All of this got the price down to £28,995 – just £5 below the tax threshold.

Then the truly brilliant part: he called it ‘Club Sport 968’ and painted that along the side.

Now it wasn’t seen as the ‘cheap version’ of the 968, now it was the ‘racing version’.

It was launched at the 1992 Paris Motor Show.

Performance Magazine immediately voted it ‘Performance Car of the Year’, beating the Ferrari 348 Spider, the Lancia Delta Integrale, and the Lotus Esprit.

The Club Sport 968 became so sought after that buyers insisted on having Porsche paint ‘Club Sport’ on the side in letters four feet long.

(No one wanted to be seen in a cheap car, but everyone wanted to be seen in a racing car.)

It became Porsche’s best-seller, because they changed a problem into an opportunity.

And if it hadn’t been for the tax problem, they would never have done it.

A problem often forces us to be creative, Winston Churchill’s wife understood this.

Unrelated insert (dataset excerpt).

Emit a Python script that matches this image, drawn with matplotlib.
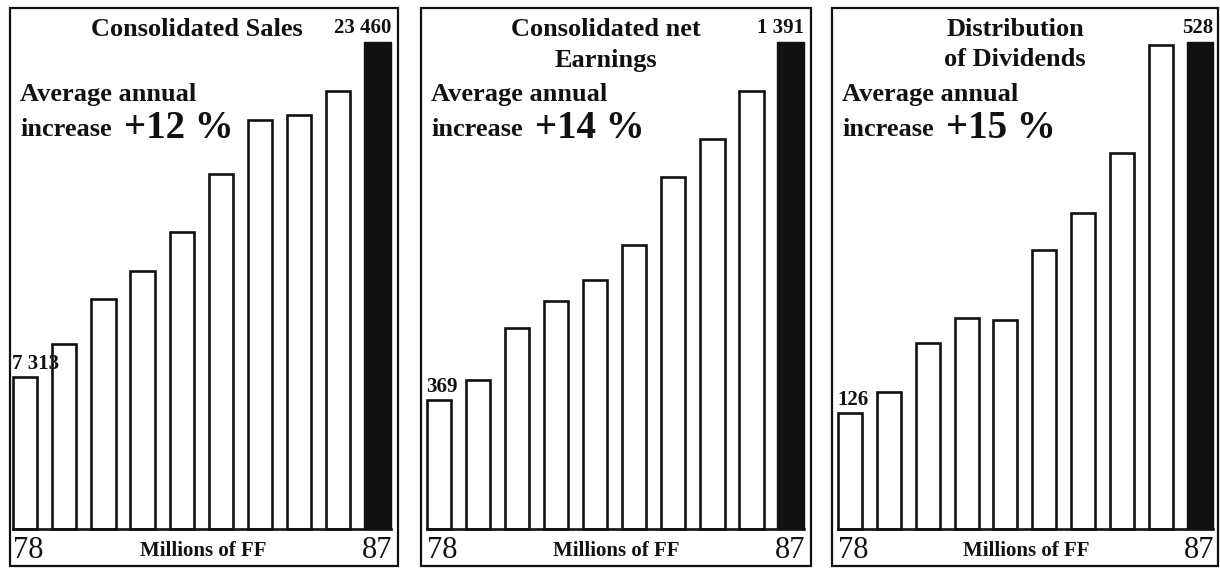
import matplotlib
matplotlib.use("Agg")
import matplotlib.pyplot as plt
from matplotlib.patches import Rectangle

# yearly figures, 1978 .. 1987, millions of FF
years = list(range(78, 88))
sales = [7313, 8900, 11100, 12450, 14300, 17100, 19700, 19950, 21100, 23460]
earnings = [369, 425, 575, 650, 710, 810, 1005, 1115, 1250, 1391]
dividends = [126, 149, 202, 229, 227, 303, 343, 408, 525, 528]

series = [sales, earnings, dividends]
titles = ["Consolidated Sales", "Consolidated net\nEarnings", "Distribution\nof Dividends"]
growth = ["+12 %", "+14 %", "+15 %"]
unit = "Millions of FF"

W, H = 1220, 575
FONT = "Liberation Serif"
INK = "#111111"

fig = plt.figure(figsize=(W / 100, H / 100), dpi=100)
fig.patch.set_facecolor("white")


def fx(x):
    return x / W


def fy(y):
    return 1 - y / H


def fmt(v):
    return f"{v:,}".replace(",", " ")


# panel geometry in pixels: outer frame and bar area
frames = [(10, 398), (421, 811), (832, 1218)]
bar_areas = [(13, 391), (427, 804), (838, 1213)]
title_x = [197, 606, 1015]
frame_top, frame_bot = 8, 566
base_y, top_y = 529, 42

for i, vals in enumerate(series):
    l, r = frames[i]
    fig.patches.append(Rectangle((fx(l), fy(frame_bot)), fx(r - l), (frame_bot - frame_top) / H,
                                 transform=fig.transFigure, fill=False, lw=1.6,
                                 edgecolor=INK))

    bl, br = bar_areas[i]
    ax = fig.add_axes([fx(bl), fy(base_y), fx(br - bl), (base_y - top_y) / H])
    ax.set_axis_off()
    x = list(range(len(vals)))
    ax.bar(x[:-1], vals[:-1], width=0.62, color="white", edgecolor=INK,
           linewidth=1.9, clip_on=False)
    ax.bar(x[-1], vals[-1], width=0.67, color=INK, edgecolor=INK,
           linewidth=1.0, clip_on=False)
    ax.axhline(0, color=INK, lw=1.9, clip_on=False)
    ax.set_xlim(-0.31, len(vals) - 1 + 0.345)
    ax.set_ylim(0, vals[-1])

    # first year value over the first bar
    ax.annotate(fmt(vals[0]), (-0.33, vals[0]), xytext=(0, 2), textcoords="offset points",
                ha="left", va="bottom", fontsize=15, fontweight="bold", family=FONT,
                color=INK, annotation_clip=False)

    # last year value over the dark bar
    fig.text(fx(br), fy(28), fmt(vals[-1]), ha="right", va="center", fontsize=15,
             fontweight="bold", family=FONT, color=INK)

    # title
    lines = titles[i].split("\n")
    for k, line in enumerate(lines):
        fig.text(fx(title_x[i]), fy(29 + 31 * k), line, ha="center", va="center",
                 fontsize=19, fontweight="bold", family=FONT, color=INK)

    # growth note
    fig.text(fx(l + 10), fy(95), "Average annual", ha="left", va="center", fontsize=19,
             fontweight="bold", family=FONT, color=INK)
    fig.text(fx(l + 10), fy(130), "increase", ha="left", va="center", fontsize=19,
             fontweight="bold", family=FONT, color=INK)
    fig.text(fx(l + 114), fy(128), growth[i], ha="left", va="center", fontsize=28,
             fontweight="bold", family=FONT, color=INK)

    # bottom line: first year, unit, last year
    fig.text(fx(bl), fy(550), str(years[0]), ha="left", va="center", fontsize=22,
             family=FONT, color=INK)
    fig.text(fx(br + 1), fy(550), str(years[-1]), ha="right", va="center", fontsize=22,
             family=FONT, color=INK)
    fig.text(fx((bl + br) / 2 + 1), fy(551), unit, ha="center", va="center", fontsize=15,
             fontweight="bold", family=FONT, color=INK)

fig.savefig("out.png", dpi=100, facecolor="white")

After he retired, Churchill decided he would take up painting, he bought all the brushes and paints and went into the garden. He set up the easel and the canvas and began to study the scene.

When his wife came out several hours later he hadn’t moved, he was still studying the scene, the canvas was still blank.

She asked him what the problem was, he said he couldn’t decide where to start.

So she grabbed a brush and daubed a squiggle of paint across the plain white canvas.

Churchill yelled “What have you done, you’ve ruined it?”

She said “Well now you’ll just have to fix it, won’t you” and she left.

And it worked, Churchill began painting.

Instead of a white canvas, with an infinite expanse of possibilities, he now had a simple problem to fix.

And fixing a problem is much easier than staring at a blank canvas and wondering where to start.

That’s why it’s always good to reduce the possibilities to a simple problem.

Then we just have to get creative about how to solve the problem.